Central Bank data shows domestic debt up by Sh30bn

The Central Bank of Kenya. Overall domestic borrowing is unlikely to change much by the end of the month. PHOTO | FILE

What you need to know:

  • The domestic borrowing target for the current financial year has been revised twice since the initial borrowing plan in the Budget statement in June.
  • The government plans to reduce domestic borrowing by turning to external debt such as the Eurobond issue.
  • Analysts expect yields on the domestic bond issues to experience downward pressure in the short term given that the government retains its plan to curb its appetite for domestic borrowing.

Domestic debt has risen by nearly Sh30 billion since the beginning of the year, bringing cumulative borrowing to Sh1.334 trillion.

The latest data from the Central Bank of Kenya shows the stock of local debt has grown by Sh84 billion since the beginning of the current financial year in July 2014, the equivalent of over half of the government’s target for the whole financial year.

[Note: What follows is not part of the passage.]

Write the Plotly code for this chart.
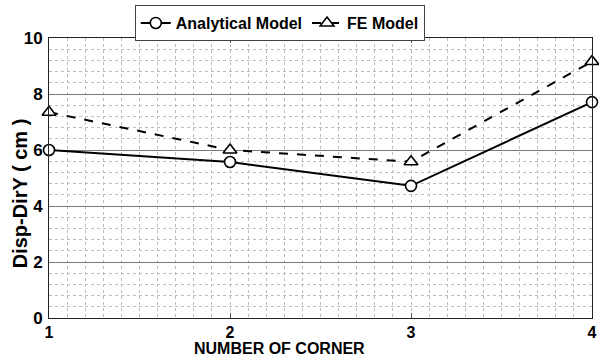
import plotly.graph_objects as go

corners = [1, 2, 3, 4]
analytical = [6.0, 5.57, 4.72, 7.71]
fe_model = [7.35, 6.0, 5.58, 9.16]
x_ticks = [1, 2, 3, 4]
y_ticks = [0, 2, 4, 6, 8, 10]

FONT = "Liberation Sans, Arial, sans-serif"

fig = go.Figure()
fig.add_trace(go.Scatter(
    x=corners, y=analytical, name="Analytical Model", mode="lines+markers",
    line=dict(color="black", width=2),
    marker=dict(symbol="circle", size=11, color="white", line=dict(color="black", width=1.6)),
    cliponaxis=False,
))
fig.add_trace(go.Scatter(
    x=corners, y=fe_model, name="FE Model", mode="lines+markers",
    line=dict(color="black", width=2, dash="dash"),
    marker=dict(symbol="triangle-up", size=12, color="white", line=dict(color="black", width=1.6)),
    cliponaxis=False,
))

fig.update_layout(
    width=599, height=360,
    margin=dict(l=49, r=7, t=38, b=42, autoexpand=False),
    paper_bgcolor="white", plot_bgcolor="white",
    font=dict(family=FONT, color="black", size=16, weight="bold"),
    showlegend=True,
    legend=dict(
        orientation="h", x=0.425, xanchor="center",
        yref="container", y=0.986, yanchor="top",
        bgcolor="white", bordercolor="#444", borderwidth=1,
        font=dict(family=FONT, size=16, weight="bold"),
        itemwidth=30, tracegroupgap=0,
    ),
    xaxis=dict(
        range=[1, 4], tickvals=x_ticks, ticktext=[str(v) for v in x_ticks],
        automargin=False,
        showgrid=True, gridcolor="#bdbdbd", griddash="dot", gridwidth=1,
        minor=dict(dtick=0.1, showgrid=True, gridcolor="#bdbdbd", griddash="dot", gridwidth=1),
        ticks="inside", ticklen=5, tickcolor="#555",
        showline=True, linecolor="#222", linewidth=1, mirror="ticks",
        zeroline=False,
        tickfont=dict(family=FONT, size=16, weight="bold"),
    ),
    yaxis=dict(
        range=[0, 10], tickvals=y_ticks, ticktext=[str(v) for v in y_ticks],
        automargin=False,
        showgrid=True, gridcolor="#7a7a7a", gridwidth=1,
        minor=dict(dtick=0.4, showgrid=True, gridcolor="#bdbdbd", griddash="dot", gridwidth=1),
        ticks="", showline=True, linecolor="#222", linewidth=1, mirror=True,
        zeroline=False,
        tickfont=dict(family=FONT, size=17, weight="bold"),
        ticklabelstandoff=2,
    ),
    annotations=[
        dict(
            text="Disp-DirY ( cm )", textangle=-90, xref="paper", yref="paper",
            x=-0.053, y=0.446, xanchor="center", yanchor="middle", showarrow=False,
            font=dict(family=FONT, size=20, weight="bold"),
        ),
        dict(
            text="NUMBER OF CORNER", xref="paper", yref="paper",
            x=0.425, y=-0.108, xanchor="center", yanchor="middle", showarrow=False,
            font=dict(family=FONT, size=16, weight="bold"),
        ),
    ],
)

fig.write_html("out.html", config={"displayModeBar": False},
               post_script="document.body.style.margin='0';document.body.style.padding='0';")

The rise in debt stock in January was caused by a lack of maturities in Treasury bonds—meaning there was no netting off—coupled with the successful issue of reopened five and 20 year-bonds that attracted a total of Sh20 billion.

In the budget policy document released last month, the Treasury raised the domestic borrowing target for the financial year to Sh144.8 billion in order to plug expected revenue shortfalls of Sh17.8 billion and new expenditure demands.

“The government has however faced revenue mobilisation challenges in the first half of the financial year and this could translate in borrowing above target,” said research firm Stratlink Africa in its February market report.

The domestic borrowing target for the current financial year has been revised twice since the initial borrowing plan in the Budget statement in June.

Bond maturities

The government plans to reduce domestic borrowing by turning to external debt such as the Eurobond issue. Initially, in June the Treasury had set a domestic borrowing target of Sh190 billion, which was revised downwards in October to Sh101.7 billion.

The government is currently selling two bonds—a new two-year and a reopened 10 year issue— targeting Sh25 billion. The sale opened on Thursday and will run until February 17.

Bond maturities for February stand at Sh31 billion, meaning the overall domestic borrowing picture is unlikely to change much by the end of the month as the maturities cancel out the new bond issues.

The maturities, combined with government payments to departments and contractors, should see an increase in liquidity which remained tight throughout January.

The net increase in Treasury bill issues so far this month is Sh3 billion. This has been a result of maturities of Sh4.7 billion, offsetting new issues worth Sh7.7 billion.

Analysts expect yields on the domestic bond issues to experience downward pressure in the short term given that the government retains its plan to curb its appetite for domestic borrowing.

This is likely to see investors turning to the secondary market, which should spur turnover in the coming months.